Overall home lending came in at £5.8 billion.

Finance director Mark Rennison said it was “difficult to gauge” just how long the housing market would continue to display signs of a slowdown in some quarters.

But he stressed it was unlikely to fall “to any really significant degree”, particularly as the supply of housing demand continued to fall short.

“It is another instalment of some evidence that the market is certainly not continuing to heat up, and there is a degree of cooling going on,” he said of the latest figures.

The results come as data from property website Rightmove showed a steep monthly fall in asking prices, though this was heavily skewed by the property market in the south-east of England.

Mr Rennison said there had been some impact from the introduction of the Mortgage Market Review new rules under which lenders have to ask borrowers more detailed questions to check whether they can afford their loan.

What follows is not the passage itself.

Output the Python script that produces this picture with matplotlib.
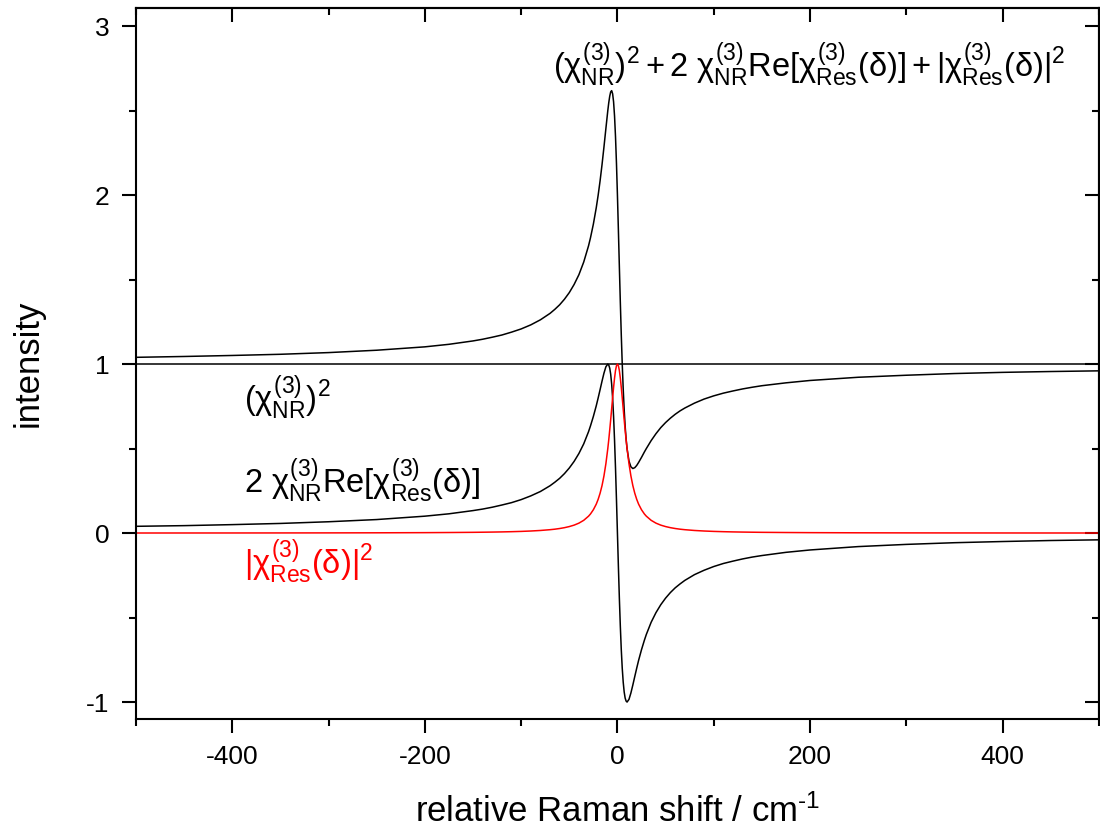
import numpy as np
import matplotlib
matplotlib.use("Agg")
import matplotlib.pyplot as plt
from matplotlib.ticker import MultipleLocator

# --- values ---
shift = [-500, -450, -400, -350, -300, -250, -200, -175, -150, -140, -130,
         -120, -110, -100, -90, -80, -70, -65, -60, -55, -50, -45, -40, -35,
         -30, -28, -25, -22, -20, -18, -16, -14, -12, -10, -9, -8, -7, -6,
         -5, -4, -3, -2, -1, 0, 1, 2, 3, 4, 5, 6, 7, 8, 9, 10, 12, 14, 16,
         18, 20, 22, 25, 28, 30, 35, 40, 45, 50, 55, 60, 65, 70, 80, 90, 100,
         110, 120, 130, 140, 150, 175, 200, 250, 300, 350, 400, 450, 500]

# |chi_Res(delta)|^2  (red)
res_sq = [0.0004, 0.0005, 0.0006, 0.0008, 0.0011, 0.0016, 0.0025, 0.0033,
          0.0044, 0.0051, 0.0059, 0.0069, 0.0082, 0.0099, 0.0122, 0.0154,
          0.020, 0.023, 0.027, 0.032, 0.0385, 0.047, 0.0588, 0.0755, 0.100,
          0.113, 0.138, 0.171, 0.200, 0.236, 0.281, 0.338, 0.410, 0.500,
          0.552, 0.610, 0.671, 0.735, 0.800, 0.862, 0.917, 0.962, 0.990,
          1.000,
          0.990, 0.962, 0.917, 0.862, 0.800, 0.735, 0.671, 0.610, 0.552,
          0.500, 0.410, 0.338, 0.281, 0.236, 0.200, 0.171, 0.138, 0.113,
          0.100, 0.0755, 0.0588, 0.047, 0.0385, 0.032, 0.027, 0.023, 0.020,
          0.0154, 0.0122, 0.0099, 0.0082, 0.0069, 0.0059, 0.0051, 0.0044,
          0.0033, 0.0025, 0.0016, 0.0011, 0.0008, 0.0006, 0.0005, 0.0004]

# 2 chi_NR Re[chi_Res(delta)]  (black, dispersive)
cross_term = [0.040, 0.044, 0.050, 0.057, 0.067, 0.080, 0.100, 0.114, 0.133,
              0.142, 0.153, 0.166, 0.180, 0.198, 0.220, 0.246, 0.280, 0.301,
              0.324, 0.352, 0.385, 0.424, 0.471, 0.528, 0.600, 0.634, 0.690,
              0.753, 0.800, 0.849, 0.899, 0.946, 0.984, 1.000, 0.994, 0.976,
              0.940, 0.882, 0.800, 0.690, 0.550, 0.385, 0.198,
              0.000,
              -0.198, -0.385, -0.550, -0.690, -0.800, -0.882, -0.940, -0.976,
              -0.994, -1.000, -0.984, -0.946, -0.899, -0.849, -0.800, -0.753,
              -0.690, -0.634, -0.600, -0.528, -0.471, -0.424, -0.385, -0.352,
              -0.324, -0.301, -0.280, -0.246, -0.220, -0.198, -0.180, -0.166,
              -0.153, -0.142, -0.133, -0.114, -0.100, -0.080, -0.067, -0.057,
              -0.050, -0.044, -0.040]

# total CARS signal (black)
total = [1.040, 1.045, 1.051, 1.058, 1.068, 1.082, 1.102, 1.117, 1.137, 1.147,
         1.159, 1.172, 1.189, 1.208, 1.232, 1.262, 1.300, 1.324, 1.351, 1.384,
         1.423, 1.471, 1.529, 1.604, 1.700, 1.747, 1.828, 1.925, 2.000, 2.085,
         2.180, 2.284, 2.393, 2.500, 2.547, 2.585, 2.611, 2.618, 2.600, 2.552,
         2.468, 2.346, 2.188,
         2.000,
         1.792, 1.577, 1.367, 1.172, 1.000, 0.853, 0.731, 0.634, 0.558, 0.500,
         0.426, 0.392, 0.382, 0.387, 0.400, 0.418, 0.448, 0.480, 0.500, 0.547,
         0.588, 0.624, 0.654, 0.680, 0.703, 0.723, 0.740, 0.769, 0.793, 0.812,
         0.828, 0.841, 0.853, 0.863, 0.872, 0.889, 0.903, 0.922, 0.934, 0.944,
         0.951, 0.956, 0.960]

# (chi_NR)^2  (flat line)
nr_x = [-500, 500]
nr_y = [1.0, 1.0]

assert len(shift) == len(res_sq) == len(cross_term) == len(total)

plt.rcParams['font.family'] = ['Liberation Sans', 'DejaVu Sans']
plt.rcParams['mathtext.fontset'] = 'custom'
plt.rcParams['mathtext.rm'] = 'Liberation Sans'
plt.rcParams['mathtext.it'] = 'Liberation Sans'
plt.rcParams['mathtext.bf'] = 'Liberation Sans:bold'
plt.rcParams['axes.unicode_minus'] = False

fig = plt.figure(figsize=(11, 8.36), dpi=100)
ax = fig.add_axes([0.1236, 0.140, 0.8754, 0.8504])

lw = 1.1
ax.plot(nr_x, nr_y, color='black', lw=lw)
ax.plot(shift, total, color='black', lw=lw)
ax.plot(shift, cross_term, color='black', lw=lw)
ax.plot(shift, res_sq, color='red', lw=lw)

ax.set_xlim(-500, 500)
ax.set_ylim(-1.1, 3.107)

# ticks: outward on bottom/left, mirrored inward on top/right
ax.xaxis.set_major_locator(MultipleLocator(200))
ax.xaxis.set_minor_locator(MultipleLocator(100))
ax.yaxis.set_major_locator(MultipleLocator(1))
ax.yaxis.set_minor_locator(MultipleLocator(0.5))
ax.tick_params(which='both', direction='out', width=1.5, labelsize=19, pad=9)
ax.tick_params(which='major', length=10)
ax.tick_params(which='minor', length=5)

for side in ['top', 'right']:
    if side == 'top':
        sec = ax.secondary_xaxis('top')
        sec.xaxis.set_major_locator(MultipleLocator(200))
        sec.xaxis.set_minor_locator(MultipleLocator(100))
        sec.tick_params(labeltop=False)
    else:
        sec = ax.secondary_yaxis('right')
        sec.yaxis.set_major_locator(MultipleLocator(1))
        sec.yaxis.set_minor_locator(MultipleLocator(0.5))
        sec.tick_params(labelright=False)
    sec.tick_params(which='both', direction='in', width=1.5)
    sec.tick_params(which='major', length=10)
    sec.tick_params(which='minor', length=5)
    for sp in sec.spines.values():
        sp.set_linewidth(1.5)

for sp in ax.spines.values():
    sp.set_linewidth(1.5)

ax.set_xlabel(r'relative Raman shift / cm$^{\text{-}1}$', fontsize=25, labelpad=18)
ax.set_ylabel('intensity', fontsize=25, labelpad=30)

# curve annotations
fs = 23.5
ax.text(199, 2.77,
        r'$(\chi^{(3)}_{\mathrm{NR}})^2 + 2\ \chi^{(3)}_{\mathrm{NR}}\mathrm{Re}[\chi^{(3)}_{\mathrm{Res}}(\delta)] + |\chi^{(3)}_{\mathrm{Res}}(\delta)|^2$',
        fontsize=fs, ha='center', va='center')
ax.text(-388, 0.80, r'$(\chi^{(3)}_{\mathrm{NR}})^2$', fontsize=fs, ha='left', va='center')
ax.text(-388, 0.31, r'$2\ \chi^{(3)}_{\mathrm{NR}}\mathrm{Re}[\chi^{(3)}_{\mathrm{Res}}(\delta)]$',
        fontsize=fs, ha='left', va='center')
ax.text(-388, -0.17, r'$|\chi^{(3)}_{\mathrm{Res}}(\delta)|^2$', fontsize=fs, ha='left',
        va='center', color='red')

fig.savefig('out.png', dpi=100)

He said implementing the rules could have taken some focus off competition during what Nationwide called a “period of adjustment” for the industry.

Meanwhile, yesterday’s quarterly results showed that deposits grew by £1.5bn to £132bn and current account market share rose from 6.2% to 6.4%.

The impact of changes to ISA investment rules and limits, which came into force at the start of last month, will be shown in Nationwide’s next set of results.

Nationwide chief executive Graham Beale said the society’s first quarter had delivered “another strong set of results”.

“Nationwide has continued to help members to save, buy their own homes and manage their money in a way that suits their needs,” he said.

“As a result, member deposits increased by £1.5bn, we grew our share of current accounts to 6.4% and we supported the housing market, helping over 23,000 people to buy their home, with gross mortgage lending of £5.8bn.”

The figures comes after Nationwide more than doubled full-year underlying pre-tax profits to £924m during the year to April 4, growing gross mortgage lending by 31% in the 12-month period.